My mom is pretty (and) awesome. She’s vulnerable but distant, sweet but fierce, intelligent but airheaded (I guess they’re right when they say the bark doesn’t fall far from the tree).
When I was little, she was the ultimate expression of beauty. To my eyes, she was a princess. She smelled like powdery flowers, her hair was long while mine was always short, she wore lipstick and had awesome high heels. When I was in my teens, I’d steal her shirts and change my clothes in the school bathroom to impress my classmates with my stylish “attitude”.
Today I am a mom and I my relationship with my own mother took a different dimension. She’s a kind grandmother, who loves to cook and knit, who travels and gets carried away shopping for toys. She loves flowers and pets.

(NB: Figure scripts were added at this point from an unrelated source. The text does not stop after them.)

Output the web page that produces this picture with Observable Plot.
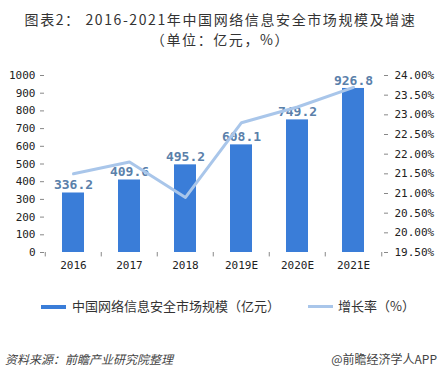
<!DOCTYPE html>
<html><head><meta charset="utf-8">
<script src="https://cdn.jsdelivr.net/npm/d3@7"></script>
<script src="https://cdn.jsdelivr.net/npm/@observablehq/plot@0.6"></script>
<style>
body{margin:0;background:#fff;}
#wrap{position:relative;width:441px;height:378px;overflow:hidden;font-family:"Noto Sans CJK SC","Noto Sans",sans-serif;color:#333;}
.t{position:absolute;white-space:nowrap;}
#chart{position:absolute;left:0;top:46px;}
</style></head><body>
<div id="wrap">
  <div class="t" style="left:0;width:441px;text-align:center;top:9px;font-size:14px;line-height:20px;letter-spacing:1.6px;color:#333;">图表2： 2016-2021年中国网络信息安全市场规模及增速</div>
  <div class="t" style="left:0;width:441px;text-align:center;top:29px;font-size:14px;line-height:20px;letter-spacing:1.6px;color:#333;">（单位：亿元，%）</div>
  <div id="chart"></div>
  <div class="t" style="left:41px;top:305px;width:25px;height:4px;background:#3a7dd8;"></div>
  <div class="t" style="left:72px;top:298px;font-size:13px;line-height:16px;">中国网络信息安全市场规模（亿元）</div>
  <div class="t" style="left:308px;top:305px;width:25px;height:3px;background:#a9c6ea;"></div>
  <div class="t" style="left:338px;top:298px;font-size:13px;line-height:16px;">增长率（%）</div>
  <div class="t" style="left:5px;top:351px;font-size:12px;line-height:16px;font-style:italic;color:#444;">资料来源：前瞻产业研究院整理</div>
  <div class="t" style="right:4px;top:351px;font-size:12px;line-height:16px;color:#444;">@前瞻经济学人APP</div>
</div>
<script>
const years = ["2016","2017","2018","2019E","2020E","2021E"];
const marketSize = [336.2, 409.6, 495.2, 608.1, 749.2, 926.8];
const growthRate = [21.5, 21.8, 20.9, 22.8, 23.2, 23.7];
const leftTicks = [0,100,200,300,400,500,600,700,800,900,1000];
const rightTicks = [19.5,20,20.5,21,21.5,22,22.5,23,23.5,24];

const pMin = 19.5, pMax = 24, yMax = 1000;
const toY = p => (p - pMin) / (pMax - pMin) * yMax;
const fromY = v => pMin + v / yMax * (pMax - pMin);

const bars = years.map((y, i) => ({year: y, value: marketSize[i]}));
const rates = years.map((y, i) => ({year: y, rate: growthRate[i], yv: toY(growthRate[i])}));

const W = 441, mL = 44, mR = 58;
const step = (W - mL - mR) / years.length;
const tickFont = "'DejaVu Sans Mono', monospace";

const chart = Plot.plot({
  width: W, height: 236,
  marginTop: 29, marginBottom: 30, marginLeft: mL, marginRight: mR,
  style: {fontFamily: tickFont, fontSize: "11px", color: "#333", background: "transparent"},
  x: {domain: years, paddingInner: 0.6, paddingOuter: 0.3},
  y: {domain: [0, yMax]},
  marks: [
    Plot.barY(bars, {x: "year", y: "value", fill: "#3a7dd8"}),
    Plot.text(bars, {x: "year", y: "value", text: d => d.value.toFixed(1), dy: -8,
      fill: "#5a80aa", fontWeight: "bold", fontSize: 13, fontFamily: tickFont}),
    Plot.line(rates, {x: "year", y: "yv", stroke: "#a9c6ea", strokeWidth: 3}),
    Plot.axisY({anchor: "left", ticks: leftTicks, tickFormat: d => String(d), tickSize: 4, tickPadding: 5, line: true, stroke: "#888", label: null, fill: "#222"}),
    Plot.axisY({anchor: "right", ticks: rightTicks.map(toY), tickFormat: v => fromY(v).toFixed(2) + "%",
      tickSize: 4, tickPadding: 7, line: true, stroke: "#888", label: null, fill: "#222"}),
    Plot.axisX({anchor: "bottom", tickSize: 0, tickPadding: 9, line: true, stroke: "#888", label: null, fill: "#222"}),
    Plot.ruleX(years, {x: d => d, y1: 0, y2: -25, dx: -step / 2, stroke: "#888"}),
    Plot.ruleX([years[years.length - 1]], {x: d => d, y1: 0, y2: -25, dx: step / 2, stroke: "#888"})
  ]
});
document.getElementById("chart").appendChild(chart);
</script>
</body></html>
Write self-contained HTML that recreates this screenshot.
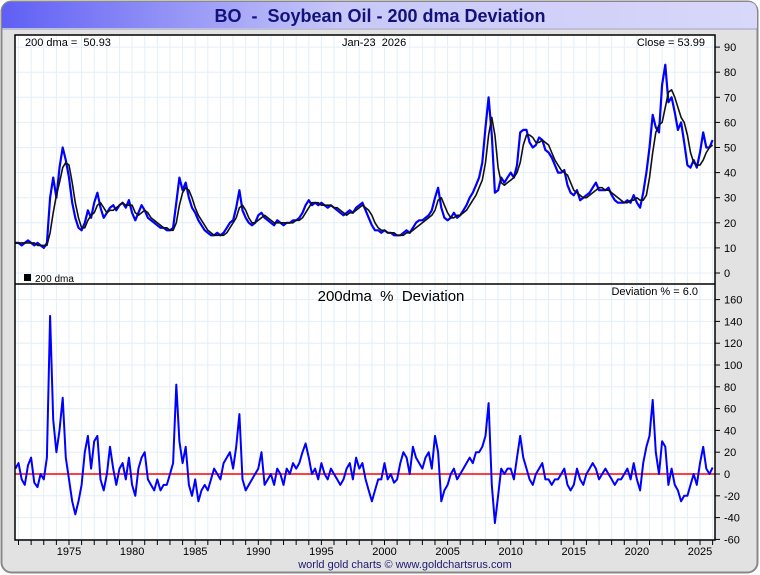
<!DOCTYPE html>
<html><head><meta charset="utf-8"><style>
body{margin:0;background:#fff;font-family:"Liberation Sans",sans-serif}
svg{display:block}
text{white-space:pre}
</style></head><body>
<svg id="chart" width="760" height="575" xmlns="http://www.w3.org/2000/svg">
<defs><linearGradient id="tg" x1="0" x2="1"><stop offset="0" stop-color="#5f5ff5"/><stop offset="0.45" stop-color="#c8c8f8"/><stop offset="1" stop-color="#d8d8fa"/></linearGradient></defs>
<rect x="1.5" y="1.5" width="756" height="571" rx="10" fill="#e2e2e2" stroke="#888" stroke-width="2"/>
<path d="M2,28 L2,12 Q2,2 12,2 L748,2 Q757,2 757,12 L757,28 Z" fill="url(#tg)"/>
<line x1="2" y1="29" x2="757" y2="29" stroke="#9a9ad0" stroke-width="1"/>
<text x="380" y="22" text-anchor="middle" font-size="18" font-weight="bold" fill="#12127a" xml:space="preserve">BO  -  Soybean Oil - 200 dma Deviation</text>
<rect x="15" y="35" width="700" height="505" fill="#fff"/>
<g id="grid"></g>
<g id="marks"></g>
<rect x="15" y="35" width="700" height="505" fill="none" stroke="#000" stroke-width="1.5"/>
<line x1="15" y1="284" x2="715" y2="284" stroke="#000" stroke-width="1.5"/>
<g id="axes"></g>
<g font-size="11" fill="#000">
<text x="25" y="46" xml:space="preserve">200 dma =  50.93</text>
<text x="342" y="46" xml:space="preserve">Jan-23  2026</text>
<text x="705" y="46" text-anchor="end">Close = 53.99</text>
<rect x="24" y="274" width="7" height="7" fill="#000"/>
<text x="35" y="282" font-size="10">200 dma</text>
<text x="698" y="295" text-anchor="end">Deviation % = 6.0</text>
</g>
<text x="391" y="301" text-anchor="middle" font-size="15" xml:space="preserve">200dma  %  Deviation</text>
<text x="405" y="568" text-anchor="middle" font-size="11" fill="#1a1a70">world gold charts © www.goldchartsrus.com</text>
</svg>
<script>
const startYear = 1970.75;
const step = 0.25;
const priceVals = [12,
12,11,12,13, 12,11,12,11, 10,12,30,38, 30,42,50,45, 38,28,22,18, 17,20,25,22, 28,32,26,22, 24,26,27,25, 27,28,26,29, 24,21,24,27,
25,22,21,20, 19,18,18,17, 17,18,28,38, 33,36,30,26, 24,21,19,17, 16,15,15,16, 15,16,18,20, 21,26,33,25, 22,20,19,20, 23,24,22,21,
20,19,21,20, 19,20,20,21, 21,22,24,27, 29,27,28,27, 28,27,26,27, 26,25,24,23, 24,25,24,26, 27,28,25,22, 19,17,17,16, 17,16,16,15,
15,15,16,17, 16,18,20,21, 21,22,23,25, 30,34,26,22, 21,22,24,22, 23,25,27,30, 32,35,38,44, 58,70,55,32, 33,38,36,38, 40,38,43,56,
57,57,52,50, 51,54,53,49, 48,46,43,40, 40,41,35,32, 31,33,29,30, 31,32,34,36, 33,33,33,34, 31,29,28,28, 28,29,28,31, 28,26,32,40,
50,63,58,56, 75,83,68,70, 64,57,60,52, 43,42,45,42, 48,56,50,50, 53];
const dmaVals = [12,
12,12,12,12, 12,12,11,11, 11,11,16,24, 31,36,42,44, 43,36,28,22, 18,18,21,23, 24,27,28,26, 24,25,25,26, 27,28,27,27, 27,24,23,24,
25,24,22,21, 20,19,18,18, 17,17,20,27, 32,34,33,30, 26,23,21,19, 17,16,15,15, 15,15,16,18, 20,22,26,27, 25,22,20,20, 21,22,23,22,
21,20,20,20, 20,20,20,20, 21,21,22,24, 26,28,28,28, 27,27,27,27, 26,26,25,24, 23,24,24,25, 26,27,26,25, 23,20,18,17, 17,16,16,16,
15,15,15,16, 16,17,18,19, 20,21,22,23, 25,29,30,27, 24,22,22,23, 23,24,25,27, 29,31,34,37, 44,55,62,55, 42,36,35,36, 37,38,40,44,
51,55,55,54, 52,52,53,52, 51,48,45,43, 41,40,39,36, 33,32,31,30, 30,31,32,33, 34,34,33,33, 32,31,30,29, 28,28,29,29, 30,29,29,31,
38,48,56,59, 60,66,72,73, 70,66,62,60, 55,48,44,43, 43,45,48,50, 51];
const devVals = [5,
10,-5,-10,8, 15,-8,-12,0, -5,15,145,50, 20,40,70,15, -5,-25,-37,-25, -10,20,35,5, 30,35,-5,-15, 0,25,5,-10, 5,10,-5,15, -10,-20,5,15,
20,-5,-10,-15, -5,-15,-10,-10, 0,10,82,30, 10,25,-10,-20, -5,-25,-15,-10, -15,-5,5,0, -5,10,15,20, 5,25,55,-5, -15,-10,-5,0, 5,20,-10,-5,
0,-10,5,0, -10,5,0,10, 5,10,20,28, 15,0,5,-5, 10,0,-5,5, 0,-5,-10,-5, 5,10,-5,15, 5,10,-5,-15, -25,-15,-5,-5, 10,-5,0,-8,
-5,10,20,15, 0,25,15,10, 5,15,20,5, 35,20,-25,-15, -10,0,5,-5, 0,5,10,15, 10,20,20,25, 35,65,-10,-45, -20,5,0,5, 5,-5,15,35,
15,5,-5,-10, 0,5,10,-5, -5,-10,-5,-5, 0,5,-10,-15, -10,5,-5,-10, 0,5,10,5, -5,0,5,0, -5,-10,-5,-5, 0,5,-5,10, -5,-15,10,25,
35,68,20,0, 30,25,-10,5, -10,-15,-25,-20, -20,-10,0,-10, 10,25,5,0, 6];
const yearLabels = [1975,1980,1985,1990,1995,2000,2005,2010,2015,2020,2025];
const topTicks = [0,10,20,30,40,50,60,70,80,90];
const botTicks = [-60,-40,-20,0,20,40,60,80,100,120,140,160];

const NS = "http://www.w3.org/2000/svg";
const xs = yr => 69 + (yr - 1975) * 12.62;
const yTop = v => 273 - v * 2.51;
const yBot = v => 474 - v * 1.09;
function mk(tag, attrs, parent){const e=document.createElementNS(NS,tag);for(const k in attrs)e.setAttribute(k,attrs[k]);parent.appendChild(e);return e;}
const grid=document.getElementById('grid'), marks=document.getElementById('marks'), axes=document.getElementById('axes');

for(let yr=1971; yr<=2026; yr++){const x=xs(yr); if(x>15&&x<715){
  const l=mk('line',{x1:x,y1:35,x2:x,y2:540,stroke:'#e3eff8','stroke-width':1},grid);
  
  
  const t=mk('line',{x1:x,y1:540,x2:x,y2:545,stroke:'#000','stroke-width':1},axes);
  
  
}}
topTicks.forEach(v=>{const y=yTop(v);
  const l=mk('line',{x1:15,y1:y,x2:715,y2:y,stroke:'#e3eff8','stroke-width':1},grid);
  
  
  mk('line',{x1:715,y1:y,x2:720,y2:y,stroke:'#000'},axes);
  const t=mk('text',{x:724,y:y+4,'font-size':11},axes); t.textContent=v;
  
  
});
botTicks.forEach(v=>{const y=yBot(v);
  const l=mk('line',{x1:15,y1:y,x2:715,y2:y,stroke:'#e3eff8','stroke-width':1},grid);
  
  
  mk('line',{x1:715,y1:y,x2:720,y2:y,stroke:'#000'},axes);
  const t=mk('text',{x:724,y:y+4,'font-size':11},axes); t.textContent=v;
  
  
});
yearLabels.forEach(yr=>{
  const t=mk('text',{x:xs(yr),y:555,'font-size':11,'text-anchor':'middle'},axes); t.textContent=yr;
  
  
});
function pts(arr, yf){return arr.map((v,i)=>xs(startYear+i*step).toFixed(1)+','+yf(v).toFixed(1)).join(' ');}
const pl=mk('polyline',{points:pts(priceVals,yTop),fill:'none',stroke:'#0000ff','stroke-width':2.2,'stroke-linejoin':'round'},marks);


const dl=mk('polyline',{points:pts(dmaVals,yTop),fill:'none',stroke:'#111','stroke-width':1.6,'stroke-linejoin':'round'},marks);


const zl=mk('line',{x1:15,y1:yBot(0),x2:715,y2:yBot(0),stroke:'#ff0000','stroke-width':1.5},marks);


const dv=mk('polyline',{points:pts(devVals,yBot),fill:'none',stroke:'#0000ff','stroke-width':2,'stroke-linejoin':'round'},marks);


</script>
</body></html>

Looking back at our history together and with everything I know today, here are some of the most valuable things my mother tought me and I will be teaching my own son:
- Stay in touch. Give her a quick call or send her a message to let her know you’re ok (or not). Instead of bugging your friends (or husband/wife) about your daily drama, share it with the only woman who wants to hear it all.
- Be honest. As a recovering lying addict, my sincerest advice is to just stop it. Mothers have a hidden radar that can detect lies better than the FBI. It’s painful, rude and doesn’t get you anywhere. I used to lie because I was afraid I’d disappoint my parents. It turns out that I was disappointing them even more by hiding things. So why complicate life? Just man up to your own actions!
- Respect yourself. When you’re good to yourself, people around you will see and emulate that. Treat yourself like your best friend (still working on that one).
- Laugh often. Mom loves to dance, laugh and be jolly. She loves drinking beer, eating well and having a good time. She loves going out for coffee and window shopping. She also gets a kick out of soap operas and cheesy TV shows. Whatever makes you laugh and puts you in a good mood, just make it happen as often as possible.
- Have faith. Going to church with her is the most profound connection we ever created. Praying for her is my way of showing compassion and care towards her. But you don’t necessarily need to be religious to connect on a spiritual level. Just being present and appreciative of her is enough.
Author Mitch Albom says it best: “Behind all your stories is always your mother’s story, because hers is where yours begins.”